====== Data section ======

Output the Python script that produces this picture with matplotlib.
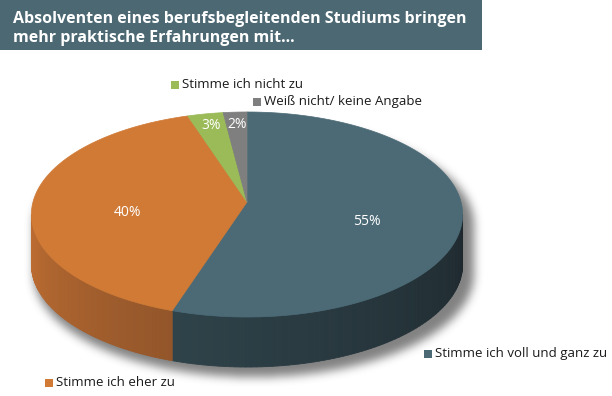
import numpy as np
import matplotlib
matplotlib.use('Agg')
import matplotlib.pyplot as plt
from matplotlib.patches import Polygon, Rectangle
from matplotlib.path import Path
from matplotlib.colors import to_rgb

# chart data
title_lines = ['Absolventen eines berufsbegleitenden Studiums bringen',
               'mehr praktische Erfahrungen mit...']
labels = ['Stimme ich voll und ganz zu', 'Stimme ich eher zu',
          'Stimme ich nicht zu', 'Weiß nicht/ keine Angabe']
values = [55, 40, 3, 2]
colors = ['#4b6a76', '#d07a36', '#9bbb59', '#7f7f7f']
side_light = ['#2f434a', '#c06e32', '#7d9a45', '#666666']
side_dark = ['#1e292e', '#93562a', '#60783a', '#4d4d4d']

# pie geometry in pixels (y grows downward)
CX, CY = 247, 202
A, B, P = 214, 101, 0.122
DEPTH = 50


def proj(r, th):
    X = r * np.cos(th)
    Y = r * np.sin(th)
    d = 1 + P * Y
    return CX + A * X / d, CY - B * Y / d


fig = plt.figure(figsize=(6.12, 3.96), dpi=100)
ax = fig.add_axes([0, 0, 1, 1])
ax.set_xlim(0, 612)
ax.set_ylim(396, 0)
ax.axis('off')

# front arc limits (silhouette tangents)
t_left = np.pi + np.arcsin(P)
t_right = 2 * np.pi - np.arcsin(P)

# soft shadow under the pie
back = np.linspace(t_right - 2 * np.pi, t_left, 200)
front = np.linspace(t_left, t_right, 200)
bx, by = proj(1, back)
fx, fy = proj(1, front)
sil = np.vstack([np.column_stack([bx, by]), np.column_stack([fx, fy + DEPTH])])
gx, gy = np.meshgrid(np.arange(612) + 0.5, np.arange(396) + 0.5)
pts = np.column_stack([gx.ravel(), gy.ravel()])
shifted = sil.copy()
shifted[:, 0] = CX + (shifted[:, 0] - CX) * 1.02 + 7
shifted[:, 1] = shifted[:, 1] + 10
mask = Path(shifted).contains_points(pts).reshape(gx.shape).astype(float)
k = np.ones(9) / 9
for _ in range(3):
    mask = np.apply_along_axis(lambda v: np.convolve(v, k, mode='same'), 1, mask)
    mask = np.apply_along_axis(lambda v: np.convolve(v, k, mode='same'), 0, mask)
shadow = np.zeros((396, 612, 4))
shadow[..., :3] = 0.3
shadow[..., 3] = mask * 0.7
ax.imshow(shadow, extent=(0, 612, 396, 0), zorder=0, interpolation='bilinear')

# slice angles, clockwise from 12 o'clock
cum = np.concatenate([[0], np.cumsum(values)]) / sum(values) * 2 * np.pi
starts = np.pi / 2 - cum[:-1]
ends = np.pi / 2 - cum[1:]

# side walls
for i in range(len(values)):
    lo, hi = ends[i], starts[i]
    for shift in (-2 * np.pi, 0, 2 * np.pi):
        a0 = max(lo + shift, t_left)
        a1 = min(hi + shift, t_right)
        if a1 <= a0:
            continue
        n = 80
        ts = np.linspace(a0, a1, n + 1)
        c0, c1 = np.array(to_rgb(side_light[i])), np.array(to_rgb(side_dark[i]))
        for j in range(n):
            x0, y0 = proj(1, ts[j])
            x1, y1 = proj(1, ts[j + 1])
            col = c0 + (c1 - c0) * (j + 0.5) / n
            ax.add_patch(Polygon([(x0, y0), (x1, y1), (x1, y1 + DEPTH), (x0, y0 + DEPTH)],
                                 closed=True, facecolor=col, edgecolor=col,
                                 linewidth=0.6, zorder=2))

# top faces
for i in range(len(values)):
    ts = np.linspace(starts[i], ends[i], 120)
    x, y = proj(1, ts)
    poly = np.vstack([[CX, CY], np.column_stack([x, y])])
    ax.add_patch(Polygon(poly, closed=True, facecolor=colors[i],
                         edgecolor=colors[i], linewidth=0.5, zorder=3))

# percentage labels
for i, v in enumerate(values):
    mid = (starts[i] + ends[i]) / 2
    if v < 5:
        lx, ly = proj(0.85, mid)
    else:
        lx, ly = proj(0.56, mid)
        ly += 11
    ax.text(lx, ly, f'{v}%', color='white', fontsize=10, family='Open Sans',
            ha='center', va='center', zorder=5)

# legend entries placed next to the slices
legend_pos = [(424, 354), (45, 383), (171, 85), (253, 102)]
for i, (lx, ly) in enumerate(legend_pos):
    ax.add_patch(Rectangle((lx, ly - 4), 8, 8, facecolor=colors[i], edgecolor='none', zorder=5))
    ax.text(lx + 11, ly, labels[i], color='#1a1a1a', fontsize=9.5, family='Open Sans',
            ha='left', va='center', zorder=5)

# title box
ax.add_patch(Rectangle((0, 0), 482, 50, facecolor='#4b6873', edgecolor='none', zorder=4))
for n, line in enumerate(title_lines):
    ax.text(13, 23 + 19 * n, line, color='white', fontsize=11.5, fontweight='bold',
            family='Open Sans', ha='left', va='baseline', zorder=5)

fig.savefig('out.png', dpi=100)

======

What is being asked
Quote, please, every line of the material above from its start through the line that has "from matplotlib.colors import to_rgb", reproducing the words exactly and dropping any images.

Correct output
Output the Python script that produces this picture with matplotlib.
import numpy as np
import matplotlib
matplotlib.use('Agg')
import matplotlib.pyplot as plt
from matplotlib.patches import Polygon, Rectangle
from matplotlib.path import Path
from matplotlib.colors import to_rgb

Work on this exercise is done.